Sin salir del campo femenino, en las proximidades de nuestro tiempo, podemos fijarnos en la capacidad de trabajo, como antropóloga de campo, de la políglota Cecilia Böhl de Faber, el poder constructivo de Concepción Arenal, la congruencia de María Zambrano, y la fidelidad a la misión conferida de Sofía de Grecia, otra persona egregia.

En el sexo masculino, hombres eximios nos muestran también caminos axiológicos a actualizar y desarrollar. El éxito de las Navas de Tolosa es imputable a un liderazgo integrador, que hoy quisiéramos tener… Las Siete Partidas fue más que un código; simboliza la independencia del poder civil frente al eclesiástico y Alfonso X estuvo dispuesto a pagar el precio que le impusieron por legislar sin padrinos teocráticos.

Hay un lírico valiente, que estuvo resuelto a compartir su saber desafiando a la Inquisición y a pagar con cinco años de cárcel su osadía, como decíamos ayer.

En la Escuela de Salamanca, tenemos un elenco de guías cuya modernidad los mantiene vigentes: Francisco de Vitoria, Luis de Molina, Suárez, Mercader y otros.

En la Realeza, encontramos a Carlos III creando equipos de personas más valiosas que él, sin miedos ni recelos, fueran importados de Italia como Esquilache y Grimaldi, o captados en España como Aranda.
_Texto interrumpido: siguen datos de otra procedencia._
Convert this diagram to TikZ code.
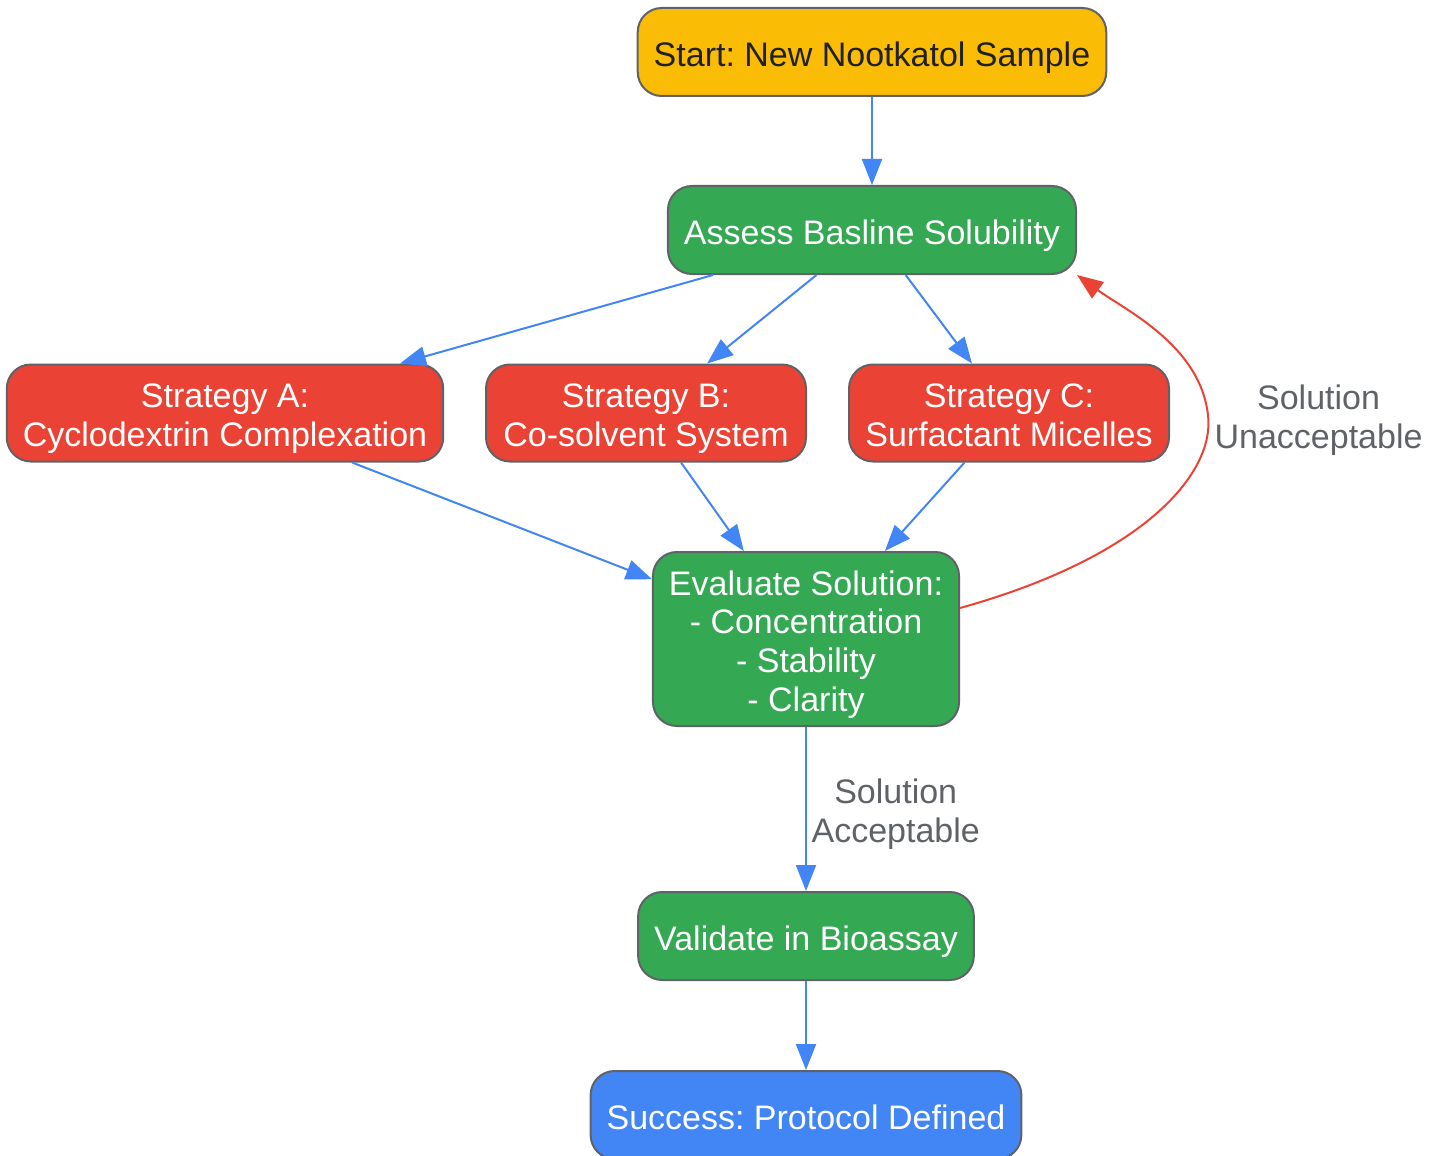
\documentclass[tikz,border=0pt]{standalone}
\usepackage{fontspec}
\setmainfont{Liberation Sans}
\usetikzlibrary{arrows.meta}
\frenchspacing
\definecolor{gyellow}{HTML}{FBBC05}
\definecolor{ggreen}{HTML}{34A853}
\definecolor{gred}{HTML}{EA4335}
\definecolor{gblue}{HTML}{4285F4}
\definecolor{ggray}{HTML}{5F6368}
\definecolor{gdark}{HTML}{202124}
\tikzset{
  box/.style={draw=ggray, line width=1pt, rounded corners=12pt, align=center,
    inner xsep=8pt, inner ysep=2pt, minimum height=44pt, text=white,
    font=\fontsize{17}{19.4}\selectfont, text height=18pt, text depth=3.8pt},
  twoline/.style={minimum height=48.5pt, minimum width=160pt, text height=37.4pt},
  flow/.style={draw=gblue, line width=1pt, -{Triangle[length=13pt,width=10pt]}},
  lbl/.style={text=ggray, align=center, inner sep=1.3pt,
    font=\fontsize{17}{19.4}\selectfont, text height=37.4pt, text depth=3.8pt}
}
\begin{document}
\begin{tikzpicture}[x=0.5pt, y=-0.5pt]
        \useasboundingbox (0,0) rectangle (1442,1156);
        \node[box, fill=gyellow, text=gdark] (start) at (872, 52) {Start: New Nootkatol Sample};
        \node[box, fill=ggreen] (assess) at (872, 230) {Assess Basline Solubility};
        \node[box, twoline, fill=gred] (stratA) at (225, 413) {Strategy A:\\Cyclodextrin Complexation};
        \node[box, twoline, fill=gred] (stratB) at (646, 413) {Strategy B:\\Co-solvent System};
        \node[box, twoline, fill=gred] (stratC) at (1009, 413) {Strategy C:\\Surfactant Micelles};
        \node[box, fill=ggreen, minimum height=87pt, text height=76.2pt] (eval) at (806, 639) {Evaluate Solution:\\- Concentration\\- Stability\\- Clarity};
        \node[box, fill=ggreen] (valid) at (806, 936) {Validate in Bioassay};
        \node[box, fill=gblue] (success) at (806, 1115) {Success: Protocol Defined};
        \coordinate (bend) at (1208, 415);
        \draw[flow] (start) -- (assess);
        \draw[flow] (assess) -- (stratA);
        \draw[flow] (assess) -- (stratB);
        \draw[flow] (assess) -- (stratC);
        \draw[flow] (stratA) -- (eval);
        \draw[flow] (stratB) -- (eval);
        \draw[flow] (stratC) -- (eval);
        \draw[flow, draw=gred, -{Triangle[length=13pt,width=10pt,fill=gred]}] ([yshift=15.5pt]eval.east)
            .. controls (1150, 555) and (1215, 470) .. (bend) node[lbl, right=1.5pt] (unacc) {Solution\\Unacceptable}
            .. controls (1200, 345) and (1125, 310) .. (assess.south east);
        \draw[flow] (eval) -- node[lbl, right=1pt] (acc) {Solution\\Acceptable} (valid);
        \draw[flow] (valid) -- (success);
    \end{tikzpicture}
\end{document}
Floridablanca y Campomanes. El liderazgo integrador es un valor de excelencia. Excelencia que hoy practica Felipe VI con su honestidad a ultranza y fidelidad exquisita a su papel constitucional.

También la República da modelos sublimes como Nicolás Salmerón, de la Primera, que estuvo dispuesto a dimitir para no firmar sentencias de muerte, haciendo prevalecer la coherencia de su pensamiento sobre los oropeles del cargo. En la Segunda República,  hizo lo mismo Alcalá Zamora, por su desacuerdo con el artículo 26 de la Constitución.

Podemos presumir de figuras insignes, en Literatura (Garcilaso, Fray Luis de León, Cervantes, Quevedo, Pérez Galdós, Baroja y tantos otros), en el Arte (Velázquez, Zurbarán, Goya, Picasso, Dalí), la Música (el joven Arriaga, Albéniz, Falla, Rodrigo), en Medicina hay dos premios Nobel… A algunos de ellos, las musas los pillaban trabajando.

En definitiva, no tenemos por qué vivir acomplejados, ni renegar de nosotros mismos, porque nuestra historia está plagada de tesoros encomiables, a pesar de los pesares y pese a quien pese, cuyos valores nos conciernen y es nuestro deber actualizar.